In STITCH V. AG FEDERATION & ORS. (1986) JELR 45816 (SC), the following on legitimate expectation was pronounced:
“It was the same principle that was followed in Council of Civil Service Unions and Ors. v. Minister for the Civil Service (1984) 3 All E.R. 935 where it was held, inter alia, that an aggrieved person was entitled to invoke judicial review, if he showed that a decision of a public authority affected him by depriving him of some benefits or advantage which in the past he had been permitted to enjoy and which he legitimately expected to be permitted to continue to enjoy, either until he was given reasons for its withdrawal and the opportunity to comment on those reasons, or because he had received an assurance that it would not be withdrawn before he had been given the opportunity of making representation against the withdrawal. It was further held that the appellant’s legitimate expectation arising from the existence of a regular practice of consultation which the appellant could reasonably expect to continue, gave rise to an implied limitation of the Minister’s exercise of the power contained in Art. 4 of the Civil Service Order in Council, 1982, namely, an obligation to act fairly by consulting the Civil Service Staff before withdrawing the benefits of Trade Union membership. The Minister’s failure to consult the Civil Service prima facie entitled the appellant to a judicial review of the Minister’s instruction.”

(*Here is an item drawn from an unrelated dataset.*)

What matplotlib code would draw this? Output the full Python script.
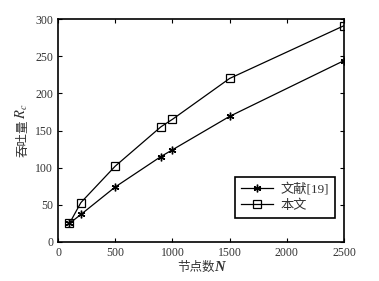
import numpy as np
import matplotlib
matplotlib.use('Agg')
from matplotlib import pyplot as plt

plt.rcParams['font.family'] = ['Liberation Serif', 'Noto Sans CJK SC']
plt.rcParams['mathtext.fontset'] = 'stix'

nodes = [100, 200, 500, 900, 1000, 1500, 2500]
ref19 = [25, 37, 74, 115, 124, 169, 244]
ours = [25, 53, 102, 155, 165, 220, 291]
labels = ['文献[19]', '本文']

W, H = 379, 281
fig = plt.figure(figsize=(W/100, H/100), dpi=100)
ax = fig.add_axes([58/W, 1 - 242/H, (344-58)/W, (242-19)/H])

ax.plot(nodes, ref19, '-', color='k', lw=0.9, marker=(6, 2, 0), ms=5.5, mew=1.0,
        label=labels[0])
ax.plot(nodes, ours, '-', color='k', lw=0.9, marker='s', ms=5.5, mfc='none', mew=0.9,
        label=labels[1])

ax.set_xlim(0, 2500)
ax.set_ylim(0, 300)
ax.set_xticks([0, 500, 1000, 1500, 2000, 2500])
ax.set_yticks([0, 50, 100, 150, 200, 250, 300])
ax.tick_params(direction='in', length=3, labelsize=8.5, colors='k', labelcolor='#333333',
               top=True, right=True)
for s in ax.spines.values():
    s.set_linewidth(1.2)

leg = ax.legend(loc='lower right', bbox_to_anchor=(0.969, 0.108), borderaxespad=0,
                fontsize=9.5, fancybox=False, framealpha=1, edgecolor='k',
                handlelength=2.4, handletextpad=0.6, borderpad=0.45, labelspacing=0.3)
leg.get_frame().set_linewidth(1.2)
for t in leg.get_texts():
    t.set_color('#333333')

# axis labels: chinese part + latin part, laid out by hand
c = '#333333'
fig.canvas.draw()
r = fig.canvas.get_renderer()

xa = fig.text(0, 0, '节点数', fontsize=9, color=c, va='baseline', ha='left')
xb = fig.text(0, 0, 'N', fontsize=10.5, color=c, va='baseline', ha='left',
              family='Liberation Serif', fontweight='bold', fontstyle='italic')
wa = xa.get_window_extent(r).width
wb = xb.get_window_extent(r).width
x0 = (58 + 344) / 2 - (wa + wb) / 2
xa.set_position((x0 / W, 1 - 271 / H))
xb.set_position(((x0 + wa) / W, 1 - 271 / H))

ya = fig.text(0, 0, '吞吐量', fontsize=9, color=c, rotation=90, va='bottom', ha='left',
              rotation_mode='anchor')
yb = fig.text(0, 0, '$R_c$', fontsize=10.5, color=c, rotation=90, va='bottom', ha='left',
              rotation_mode='anchor')
ha_ = ya.get_window_extent(r).height
hb = yb.get_window_extent(r).height
y0 = (19 + 242) / 2 + (ha_ + hb) / 2
ya.set_position((30 / W, 1 - y0 / H))
yb.set_position((30 / W, 1 - (y0 - ha_) / H))

fig.savefig('out.png', dpi=100)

“The rationale which I gather from these decided cases is that a Government in which the citizen is entitled to repose confidence and trust, is not expected to act in breach of the faith which it owes to the citizen, and if it does so act, the courts will intervene.”
“The right of the appellant in this case to be issued an import licence, on terms prescribed by the Minister on compliance with those terms, had vested. It was the right of the citizen which could not be ignored.”